There are steps being taken to try to reduce consumption of sugary beverages. On May 3, 2006, the Alliance for a Healthier Generation, the American Beverage Association (ABA) and three beverage producers, Cadbury Schweppes Americas Beverages, The Coca-Cola Company and PepsiCo, Inc., launched an initiative to phase out the sale of all full-calorie carbonated soft drinks (CSD) in schools across the United States and shift towards more lower-calorie and nutritious options.
In September 2007, the first School Beverage Guidelines Progress Report (2006-2007) was released by Dr. Robert Wescott, an independent economist. The report found that after one year of implementation, the new initiative cut calories significantly in schools. Shipments of full-calorie CSDs to schools were 45 percent lower during the 2006-07 school year than they were in 2004, with the average student purchasing only 5.9 ounces, less than a half a can, of such drinks per week, as compared to 12.5 ounces per week in 2004.

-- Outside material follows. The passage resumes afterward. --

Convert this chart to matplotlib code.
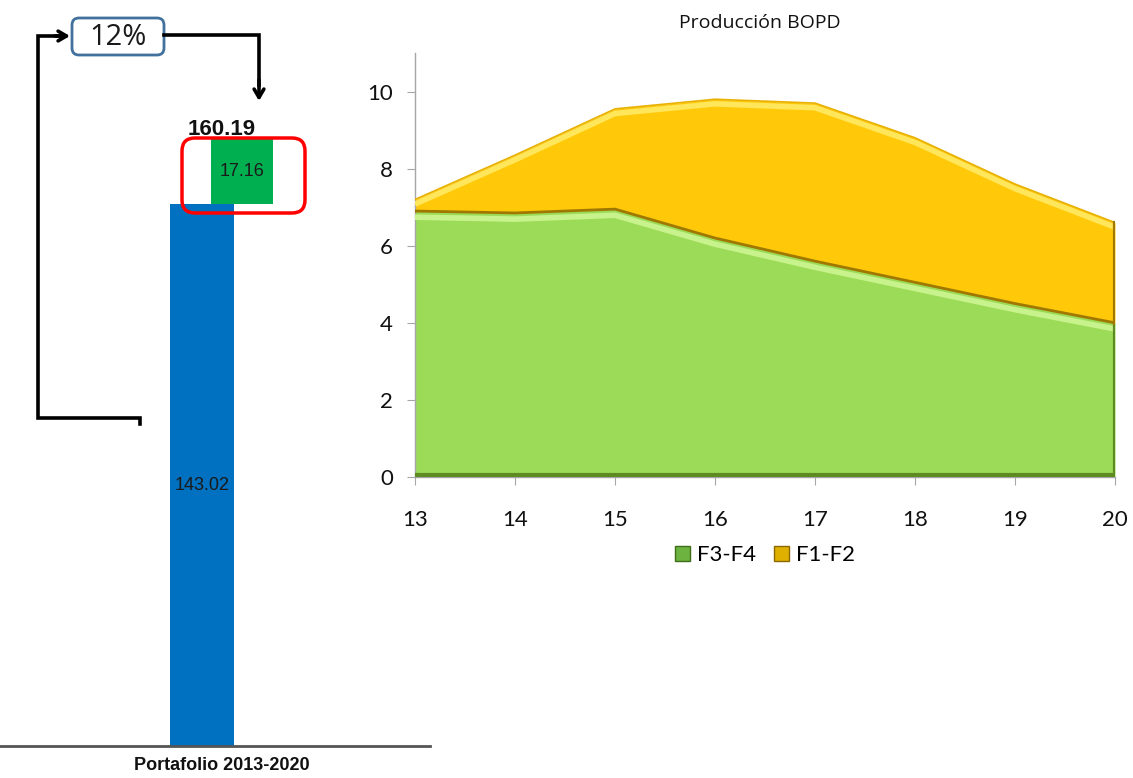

While these are significant strides in the battle against sugary beverages in schools, there is still a long way to go. PDA recommends cutting down on sugary snacks and beverages, while eating a variety of nutritious foods from the five major food groups. Choose beverages that hydrate and contribute to good nutrition and oral health. Drinking eight to 12 cups of water daily is important, and consuming optimally fluoridated water helps to prevent tooth decay.